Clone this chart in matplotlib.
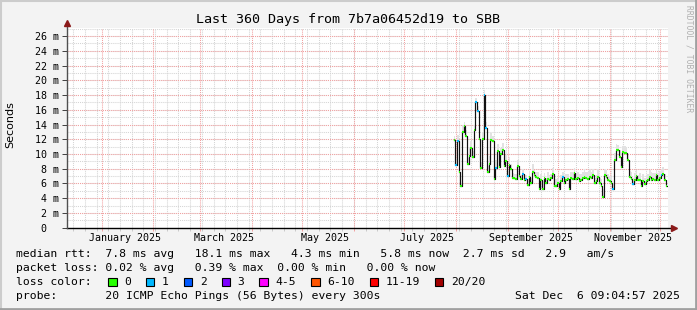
import matplotlib
matplotlib.use('Agg')
import matplotlib.pyplot as plt
from matplotlib.lines import Line2D
from matplotlib.patches import Rectangle
import pandas as pd

# daily median rtt (ms) and packet loss (pings lost of 20)
median_ms = [11.9, 8.5, 11.7, 7.5, 5.6, 13.0, 13.8, 12.4, 8.7, 9.7,
             10.8, 9.6, 13.2, 17.1, 15.9, 12.1, 8.1, 12.1, 18.0, 13.5,
             7.6, 8.7, 11.9, 11.7, 6.6, 8.1, 10.4, 8.2, 10.0, 10.5,
             8.4, 9.0, 7.0, 8.5, 7.9, 6.7, 6.7, 6.6, 8.4, 7.0,
             6.6, 7.3, 6.5, 6.6, 5.75, 6.9, 6.0, 7.6, 7.2, 6.9,
             6.7, 5.3, 6.5, 5.3, 6.7, 6.0, 6.6, 6.5, 6.7, 7.3,
             5.6, 5.7, 6.0, 5.2, 6.4, 6.9, 6.0, 6.5, 6.6, 5.3,
             6.7, 6.6, 7.4, 6.6, 6.7, 6.3, 6.5, 6.7, 6.9, 6.7,
             6.6, 6.9, 6.7, 7.1, 6.0, 6.3, 6.9, 6.0, 5.7, 4.2,
             7.2, 6.9, 6.5, 6.3, 6.0, 5.2, 9.2, 10.6, 10.5, 9.6,
             8.2, 10.3, 10.2, 10.1, 9.2, 6.9, 6.6, 5.9, 6.5, 7.0,
             6.5, 6.5, 5.7, 6.4, 5.9, 6.3, 6.5, 6.9, 6.5, 6.6,
             6.5, 7.2, 6.5, 6.7, 7.2, 7.3, 6.5, 5.7]
loss = [0, 1, 1, 0, 0, 0, 0, 0, 0, 0,
        0, 0, 0, 1, 1, 0, 0, 0, 1, 1,
        0, 0, 0, 0, 0, 1, 0, 0, 0, 0,
        0, 0, 1, 0, 0, 0, 0, 0, 0, 0,
        0, 1, 0, 1, 0, 0, 0, 0, 0, 0,
        0, 0, 0, 0, 0, 0, 0, 0, 0, 0,
        0, 0, 0, 0, 0, 1, 0, 0, 0, 0,
        0, 0, 0, 0, 0, 0, 0, 0, 0, 0,
        0, 0, 0, 0, 0, 0, 0, 0, 0, 0,
        0, 0, 0, 0, 0, 1, 0, 0, 0, 0,
        0, 0, 0, 0, 0, 0, 0, 1, 0, 0,
        0, 0, 0, 0, 0, 0, 0, 0, 0, 0,
        0, 0, 0, 0, 1, 0, 0, 0]
# smoke spread above the median (ms)
smoke_ms = [0.6, 0.8, 0.9, 0.7, 0.5, 1.0, 0.5, 0.9, 0.8, 1.2,
            0.9, 0.8, 0.7, 0.5, 0.6, 0.9, 0.8, 0.9, 0.7, 0.9,
            0.8, 1.0, 0.9, 0.8, 0.7, 1.1, 1.0, 0.9, 0.8, 1.0,
            0.9, 0.8, 0.7, 1.1, 0.8, 0.7, 0.6, 0.7, 0.8, 0.9,
            0.6, 0.7, 0.8, 0.6, 0.9, 0.8, 0.7, 1.1, 0.6, 0.7,
            0.8, 0.9, 0.8, 1.0, 0.7, 0.8, 0.9, 0.7, 0.6, 0.8,
            1.0, 0.9, 0.8, 1.1, 0.8, 0.7, 0.9, 0.8, 0.7, 1.0,
            0.8, 0.9, 0.7, 0.8, 0.9, 1.0, 0.8, 0.9, 1.0, 0.8,
            0.9, 1.0, 0.8, 0.9, 0.8, 0.9, 1.1, 0.8, 0.9, 1.0,
            0.8, 0.9, 0.8, 0.7, 0.9, 0.8, 0.9, 0.8, 0.7, 0.9,
            1.0, 0.8, 0.9, 0.8, 0.7, 0.8, 0.9, 0.8, 0.9, 0.8,
            0.7, 0.9, 0.8, 0.9, 0.8, 0.9, 0.8, 0.9, 1.0, 0.8,
            0.9, 0.8, 0.9, 1.0, 0.8, 0.9, 0.8, 0.7]
last_day = '2025-12-05'

t_start = pd.Timestamp('2024-12-11 09:04:57')
t_end = pd.Timestamp('2025-12-06 09:04:57')

loss_labels = ['0', '1', '2', '3', '4-5', '6-10', '11-19', '20/20']
loss_colors = ['#26ff00', '#00b8ff', '#0059ff', '#7e00ff', '#ff00ff',
               '#ff5500', '#ff0000', '#a10000']

stat_lines = [
    'median rtt:  7.8 ms avg   18.1 ms max   4.3 ms min   5.8 ms now  2.7 ms sd   2.9   am/s',
    'packet loss: 0.02 % avg   0.39 % max  0.00 % min   0.00 % now',
]
probe_text = 'probe:       20 ICMP Echo Pings (56 Bytes) every 300s'
stamp_text = 'Sat Dec  6 09:04:57 2025'
title = 'Last 360 Days from 7b7a06452d19 to SBB'

W, H = 697, 310
mono = 'DejaVu Sans Mono'
fig = plt.figure(figsize=(W / 100, H / 100), dpi=100)
fig.patch.set_facecolor('#f3f3f3')

ax = fig.add_axes([66.5 / W, 82.3 / H, 601.5 / W, 199.7 / H])
ax.set_facecolor('white')
for s in ax.spines.values():
    s.set_visible(False)

dates = pd.date_range(end=last_day, periods=len(median_ms), freq='D')
day = pd.Timedelta(days=1)

# smoke
ax.bar(dates, smoke_ms, width=1.0, bottom=median_ms, align='edge',
       color='#e2e2e2', linewidth=0, zorder=2)

# median step line
xs = list(dates) + [dates[-1] + day]
ys = list(median_ms) + [median_ms[-1]]
ax.step(xs, ys, where='post', color='#111111', lw=0.85, zorder=3)
ax.hlines(median_ms, dates, dates + day,
          colors=[loss_colors[l] for l in loss], lw=1.5, zorder=4)

ax.set_xlim(t_start, t_end)
ax.set_ylim(0, 27.1)

# grid
weeks = pd.date_range(t_start, t_end, freq='W-SUN')
months = pd.date_range(t_start, t_end, freq='MS')
dash = (0, (1, 1))
for w in weeks:
    ax.axvline(w, color='#d4d4d4', lw=0.75, ls=dash, zorder=1)
for v in range(1, 28):
    ax.axhline(v, color='#d4d4d4', lw=0.75, ls=dash, zorder=1)
for m in months:
    ax.axvline(m, color='#f2a0a0', lw=0.75, ls=dash, zorder=1.5)
for v in range(2, 27, 2):
    ax.axhline(v, color='#f2a0a0', lw=0.75, ls=dash, zorder=1.5)

# y ticks
yt = list(range(0, 27, 2))
ax.set_yticks(yt)
ax.set_yticklabels(['0  '] + ['%d m' % v for v in yt[1:]],
                   fontfamily=mono, fontsize=7.2)
ax.tick_params(axis='y', length=3.5, width=0.7, pad=2, color='#404040')

# x ticks: month lines, labels mid-month every second month
ax.set_xticks(months)
ax.set_xticklabels([''] * len(months))
ax.set_xticks(weeks, minor=True)
ax.tick_params(axis='x', which='major', length=2.5, width=0.7, color='#f2a0a0')
ax.tick_params(axis='x', which='minor', length=2.5, width=0.7, color='#c8c8c8')
for m in months:
    if m.month % 2 == 1:
        mid = m + pd.Timedelta(days=14)
        ax.text(mid, -0.05, m.strftime('%B %Y'), transform=ax.get_xaxis_transform(),
                ha='center', va='center', fontfamily=mono, fontsize=7.2)

# axes with arrows
ax.plot([0, 1.008], [0, 0], transform=ax.transAxes, color='black', lw=1, clip_on=False, zorder=5)
ax.plot([0, 0], [0, 1.015], transform=ax.transAxes, color='#505050', lw=1, clip_on=False, zorder=5)
ax.plot([1.01], [0], transform=ax.transAxes, marker='>', color='#8b1a1a', ms=4, clip_on=False, zorder=6)
ax.plot([0], [1.025], transform=ax.transAxes, marker='^', color='#8b1a1a', ms=4, clip_on=False, zorder=6)

fig.text(10 / W, 1 - 125 / H, 'Seconds', rotation=90, ha='center', va='center',
         fontsize=8, fontfamily='DejaVu Sans')
fig.text(348.5 / W, 1 - 19 / H, title, ha='center', va='center',
         fontfamily=mono, fontsize=9.6)
fig.text(689 / W, 1 - 5 / H, 'RRDTOOL / TOBI OETIKER', rotation=270, ha='center', va='top',
         fontfamily=mono, fontsize=5.8, color='#b0b0b0')

# legend block
cw = 6.87
row_y = [254.3, 268.3, 282.0, 296.0]
for i, line in enumerate(stat_lines):
    fig.text(16 / W, 1 - row_y[i] / H, line, ha='left', va='center',
             fontfamily=mono, fontsize=8.2)
fig.text(16 / W, 1 - row_y[2] / H, 'loss color:', ha='left', va='center',
         fontfamily=mono, fontsize=8.2)
bx = 108.0
for lab, col in zip(loss_labels, loss_colors):
    fig.patches.append(Rectangle((bx / W, 1 - (row_y[2] + 4.3) / H), 8.5 / W, 8.5 / H,
                                 facecolor=col, edgecolor='black', lw=0.8,
                                 transform=fig.transFigure, figure=fig))
    fig.text((bx + 16) / W, 1 - row_y[2] / H, lab, ha='left', va='center',
             fontfamily=mono, fontsize=8.2)
    bx = bx + 16 + len(lab) * cw + 15
fig.text(16 / W, 1 - row_y[3] / H, probe_text, ha='left', va='center',
         fontfamily=mono, fontsize=8.2)
fig.text(680 / W, 1 - row_y[3] / H, stamp_text, ha='right', va='center',
         fontfamily=mono, fontsize=8.2)

# frame
fig.add_artist(Line2D([0, 1], [1 - 1 / H, 1 - 1 / H], color='#cccccc', lw=1.5, transform=fig.transFigure))
fig.add_artist(Line2D([1 / W, 1 / W], [0, 1], color='#cccccc', lw=1.5, transform=fig.transFigure))
fig.add_artist(Line2D([0, 1], [1.5 / H, 1.5 / H], color='#a0a0a0', lw=2, transform=fig.transFigure))
fig.add_artist(Line2D([1 - 1.5 / W, 1 - 1.5 / W], [0, 1], color='#a0a0a0', lw=2, transform=fig.transFigure))

fig.savefig('out.png', dpi=100, facecolor=fig.get_facecolor())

Objective: Write out each line of the listing above, exactly, from its first line to the line holding "import pandas as pd", inclusive. Skip the pictures.

Response to this task:
Clone this chart in matplotlib.
import matplotlib
matplotlib.use('Agg')
import matplotlib.pyplot as plt
from matplotlib.lines import Line2D
from matplotlib.patches import Rectangle
import pandas as pd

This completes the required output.